Однако состояния страха и скорби недолги для Душечки совсем не оттого, что ее чувствительность и женская интуиция черствы или неразвиты, а оттого, что страх и скорбь сторонни ее переживанию любви как чувству всегда своевременному, своеместному и, главное, целиком завершенному в самом себе. Иначе говоря, состояния эти чужды и внеположны ее чувству настоящего-— чувству для любого ее душевного переживания решающему и единственно достоверному. Ибо ни прошлое, ни будущее не обеспечены самой наличностью такого переживания и успехом реального душевного отдания. А будучи лишь сторонней помехой “настоящему”, ни страх за будущее, ни скорбь по прошедшему не могут быть освоены и ее (Душечки) порывом к любви. Порывом, в котором — кроме сердечного трепета — сходятся в нерушимом согласии желание “жизни для другого”, способность к жалению и убеждение сердца в собственной этому другому полезности.
Вся ее любовь — это веское, себе довлеющее и собою же замыкающее круг всего ее сущего, сегодня. Оттого Оленька Племянникова над дальнейшим путем жизни не задумывается, он для нее не реален, а мним. Душечка способна жить, любить, без ежедневно-насущной любви тосковать, но сокрушаться по любви прошедшей или мечтать о грядущей она как дающая, а не берущая не только не расположена, но и — по самому составу стихийно альтруистического своего естества — не властна.
Эта, всецело тратящая себя в настоящем, любовь никаких сил для будущего жизни не хранит, не приберегает: она их только расточает и тратит. Но вот снова приходит, становится нужда жалеть и любить, и силы опять рождаются, прибывают, а там, глядишь, день-другой — уже вновь трудятся. Трудятся, полнясь преображенными интересами, то есть болями, радостями и огорчениями человека, нуждающегося в ней уже сегодня. Интересами, совсем прежде незнакомыми, но без понуждения, зато с состраданием становящимися для нее совершенно и неотделимо своими.

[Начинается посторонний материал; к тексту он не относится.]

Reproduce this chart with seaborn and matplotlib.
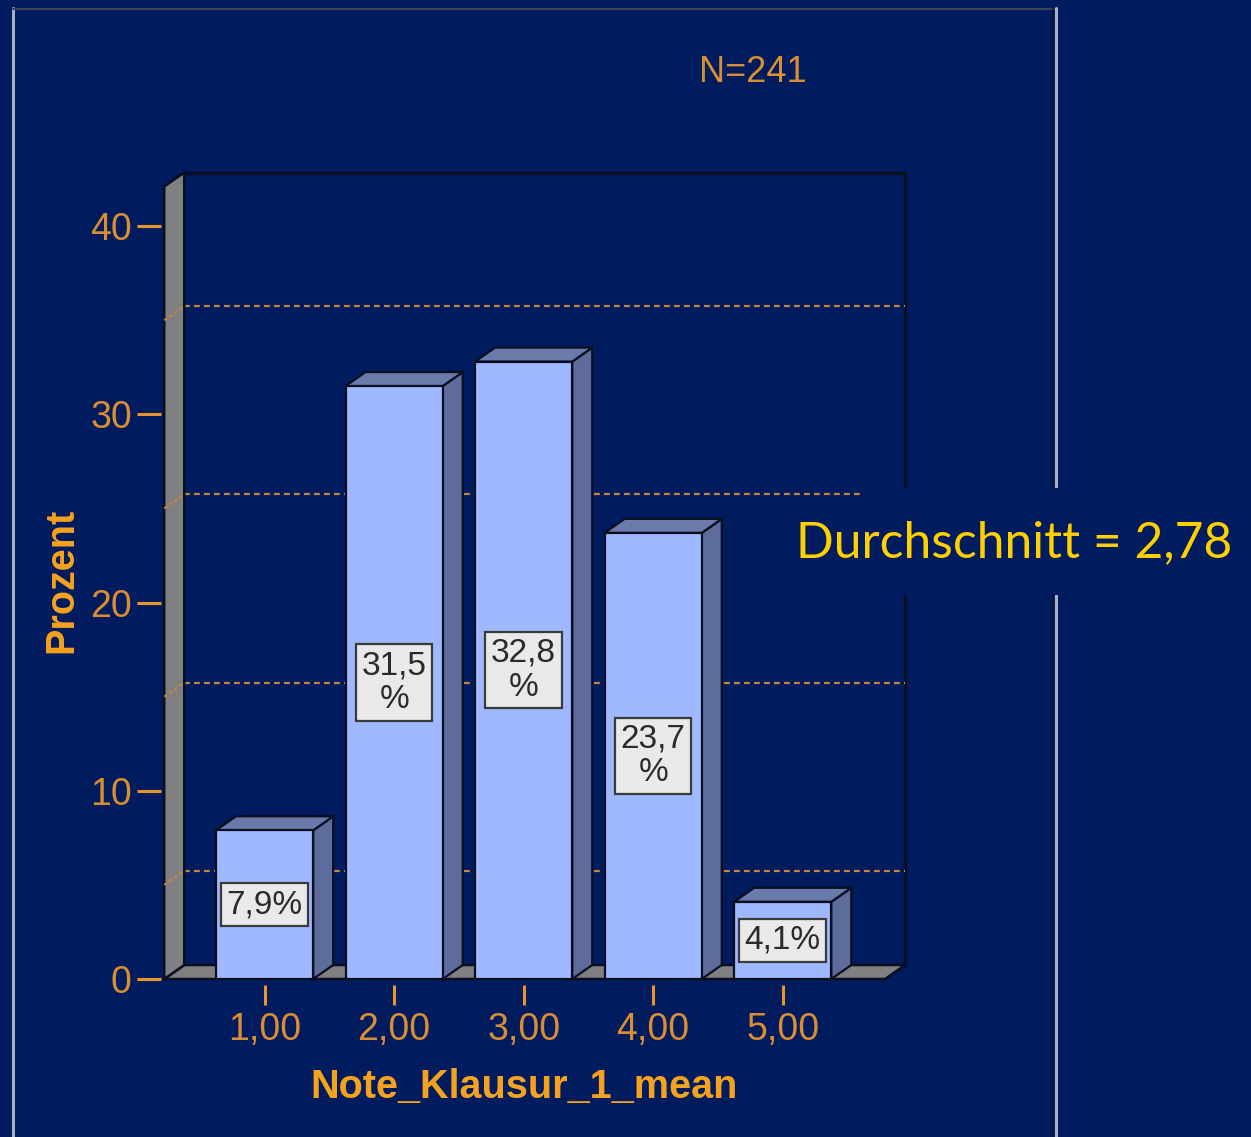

Здесь к слову будет сказать, что любовь Ольги и Агафьи Матвеевны к Обломову располагается по разные стороны желания (где стороны — духовно беспокойное обладание или, наоборот, душевно покойное отдание). Но и совсем разную в проявлении, цельности и полноте любовь их обеих к Илье Ильичу единит важный признак. Это прежде всего любовь к личности самобытной, своеобычной, самодостаточной, неподдельной — настоящей. Приметной же составляющей природы спутников Душечки является как раз “ненастоящее”. Сама их душевная материя не вполне или не до конца подлинна. Ибо каждый из них развернут к Душечке не лицом и сердцем, а социальной личиной и суетливым ли, обстоятельным ли, немощным ли (что не важно) умом. Но свойство любви таково, что она и то малое, которое предлагает ей жизнь, и то с первого взгляда плоское преображает в большое, емкое и желанное.
Бесследные же и беспамятные превращения “Оленькиных мнений” — не от убогости или нищеты ее самости, а от полноты отдания настоящему, от неистощимости самой нескудеющей материи любви, в которой нуждается каждый ей встретившийся. Нуждается — сам порой не ведая — не столько в полезном подспорье делу и деятельности или помощи в устроении быта, сколько в утолении печалей или утешении в горечи дней. Обоснованная же любовью и искренне сопереживающая всякому в ней нуждающемуся, душа женщины становится столь пластичной и полнится таким сюжетным разнообразием чувств, что без труда вмещает в себя и то немногое, чего алчет и чем горделиво дорожит мир и ум мужчины. А именно: похотью власти, удачи и стяжанием успехов честолюбия.
Она смиренна и слишком далека от помышления своей волей доставить “недостающее” в личность каждого нового спутника или с досадой пренебречь содержащимся в ней “лишним” (как это с непреложностью воспитательского замысла проступает в любви Ольги к Обломову в гончаровском романе). Иначе говоря, оплодотворив и обеспечив “ненастоящее” ролей, притворств, деловитости или немощной тоски мужчины всем подлинным достоянием своей любви, Душечка помогает ему сохранить доверие к самому себе и этим доверием утешиться и укрепиться.
А потому, допустив этот корневой, жизнетворный нерв ее поведения как призвание и сердцевину смысла ее жизни, замечаешь, например, что знак сословной черты портрета Душечки — “дочь отставного коллежского асессора”-— лишь невольная привычка стиля, кивок почтения в сторону давно канувшей “натуральной школы”.
Зато имеет решающее значение другая — психологическая, душевно особенная — черта ее портрета: “Оленька слушала Кукина молча, серьезно, и, случалось, слезы выступали у нее на глазах. В конце концов, несчастья Кукина тронули ее, она его полюбила”. Несмотря на это характерное для чеховской ироничной интонации “в конце концов”, что призвано снизить тон и чувство, проступающие в первой фразе, здесь искренне звучат простые слова, смысл которых определяет подспудный, избегнувший иронии, прямой смысл рассказа в целом: “...несчастья тронули ее <…> полюбила”. Другая, пробившаяся сквозь иронический слой повествования, фраза этот смысл продвигает глубже, к самим корням образа: “…и на лице у него всегда было написано отчаяние, но все же он возбудил в ней настоящее, глубокое чувство”.